I thought it was strange so I went back to my apartment and looked under my sink to find a large hole in the under the sink area that linked the two apartments. Thinking the cat would likely do it again I placed a kitchen chair with around 80 pounds of weights on it. I went and washed off any cat hair and changed. By the time I was getting ready to finally go to bed again I heard meowing coming from the cabinet and I could see the door banging against the chair covered in heavy weights. At this point I went over to my neighbors apartment again and knocked on the door telling him his cat had gotten into my apartment and asking him to come get it. He said he thought for sure they had the holes sealed but apparently not. So he came in I removed the weights and chair and he took the back.

At this point you would think the story was over right? But nope I happened to have a litter box a small one that was just used as a little under sink storage bin (to keep things in place) so I placed it under the pipe and in front of the hole to keep the cat out along with some weight against it to be certain. I removed the chair at this point and prepared to go to bed. Before going I heard more meowing and I knew the poor cat had gotten into the wall again but at this point there was really nothing I could do so I left it alone and told him his cat was in the wall again. He didn't say too much that last time and I filed a maintenance request to get the hole on my side fixed.

A few days later the maintenance team came in and covered the hole with a wood piece and I never had the problem again. They had mentioned wanting to fix it on my neighbors end but they couldn't get a hold of him to do so and thus couldn't enter. But all of us just laughed about the whole thing. Eventually in the apartment office they asked about the incident and just laughed as well to be honest as annoying as it was I still find it funny to this day because it was just so unexpected.

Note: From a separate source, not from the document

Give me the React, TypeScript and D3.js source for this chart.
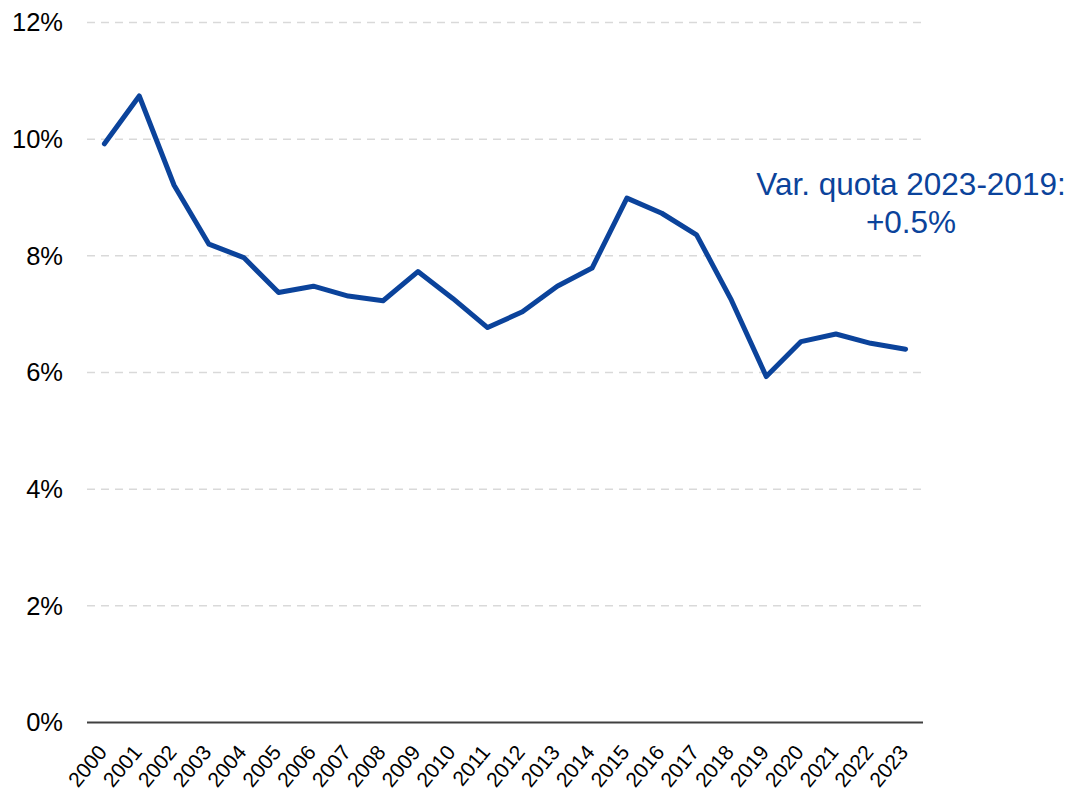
import * as d3 from 'd3';
import { useEffect, useRef } from 'react';

const years = [
    '2000', '2001', '2002', '2003', '2004', '2005', '2006', '2007', '2008', '2009', '2010', '2011',
    '2012', '2013', '2014', '2015', '2016', '2017', '2018', '2019', '2020', '2021', '2022', '2023',
];
const shares = [
    9.92, 10.74, 9.21, 8.2, 7.97, 7.37, 7.48, 7.31, 7.23, 7.73, 7.27, 6.77,
    7.04, 7.48, 7.79, 8.99, 8.73, 8.36, 7.24, 5.93, 6.53, 6.66, 6.5, 6.4,
];
const yTicks = [0, 2, 4, 6, 8, 10, 12];
const noteLines = ['Var. quota 2023-2019:', '+0.5%'];

const WIDTH = 1073;
const HEIGHT = 793;
const LINE_COLOR = '#0b439b';
const FONT = 'Liberation Sans, Arial, sans-serif';

export default function App() {
    const svgRef = useRef<SVGSVGElement | null>(null);

    useEffect(() => {
        if (!svgRef.current) return;
        const svg = d3.select(svgRef.current);
        svg.selectAll('*').remove();

        const left = 87;
        const right = 923;
        const top = 22.5;
        const bottom = 722.5;

        const x = d3.scalePoint<string>().domain(years).range([left, right]).padding(0.5);
        const y = d3.scaleLinear().domain([0, 12]).range([bottom, top]);

        // Gridlines (dashed)
        svg.append('g')
            .selectAll('line')
            .data(yTicks.filter((t) => t > 0))
            .join('line')
            .attr('x1', left)
            .attr('x2', right)
            .attr('y1', (d) => y(d))
            .attr('y2', (d) => y(d))
            .attr('stroke', '#d9d9d9')
            .attr('stroke-width', 1.5)
            .attr('stroke-dasharray', '8,6');

        // Y tick labels
        svg.append('g')
            .selectAll('text')
            .data(yTicks)
            .join('text')
            .attr('x', 63)
            .attr('y', (d) => y(d))
            .attr('dy', '0.35em')
            .attr('text-anchor', 'end')
            .attr('font-family', FONT)
            .attr('font-size', 25.5)
            .attr('fill', '#000')
            .text((d) => `${d}%`);

        // X axis baseline
        svg.append('line')
            .attr('x1', left)
            .attr('x2', right)
            .attr('y1', bottom)
            .attr('y2', bottom)
            .attr('stroke', '#404040')
            .attr('stroke-width', 2);

        // Year labels, rotated
        svg.append('g')
            .selectAll('text')
            .data(years)
            .join('text')
            .attr('transform', (d) => `translate(${x(d)! - 2},${bottom + 25.5}) rotate(-50)`)
            .attr('text-anchor', 'end')
            .attr('dy', '0.35em')
            .attr('font-family', FONT)
            .attr('font-size', 21)
            .attr('fill', '#000')
            .text((d) => d);

        const line = d3
            .line<number>()
            .x((_, i) => x(years[i])!)
            .y((d) => y(d));

        svg.append('path')
            .datum(shares)
            .attr('d', line)
            .attr('fill', 'none')
            .attr('stroke', LINE_COLOR)
            .attr('stroke-width', 5)
            .attr('stroke-linejoin', 'round')
            .attr('stroke-linecap', 'round');

        // Annotation
        svg.append('g')
            .selectAll('text')
            .data(noteLines)
            .join('text')
            .attr('x', 911)
            .attr('y', (_, i) => 195 + i * 38)
            .attr('text-anchor', 'middle')
            .attr('font-family', FONT)
            .attr('font-size', 31.5)
            .attr('fill', LINE_COLOR)
            .text((d) => d);
    }, []);

    return (
        <svg
            ref={svgRef}
            width={WIDTH}
            height={HEIGHT}
            style={{ display: 'block', position: 'absolute', left: 0, top: 0, background: '#fff' }}
        />
    );
}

This was long before I even considered getting a pet back than I was still in the state where I was vowing to never get another pet because I couldn't bare the pain of losing it. But things changed and eventually as a minor a detail it is the litter box that was used to block the hole was taken to my parents home to be used the day my parents and brother met Sera and Tsuki Thanksgiving day 2014 5 days after I brought them to my apartment.


----------



## DebS (Jun 14, 2015)

How funny! I can believe it, though, because there was enough room under my sink cabinet for my cats to get into my neighbor's apartment when I moved in. I had my dad block the hole so my cats wouldn't go visiting.


----------



## Tsukiyomi (Nov 18, 2014)

Haha Whats funny is even after that day there was at least one other incident where I heard meowing in the wall. My parents were around at the time and I told them but they didn't hear it (know it was there). Poor cat must have been confused.


----------



## TabbCatt (Mar 26, 2014)

Oh dear, what a neighbor you have! Do you still live in the same apartment? Makes me wonder why that cat was so determined to go in the hole over to your place instead!


----------



## Tsukiyomi (Nov 18, 2014)

I'm not sure if I still have the same neighbor or not since I only spoke to him once just like anyone else I've met her lol. I pretty much keep to myself. I wondered that too but I think he just liked me since I was able to pick him up without issue.


----------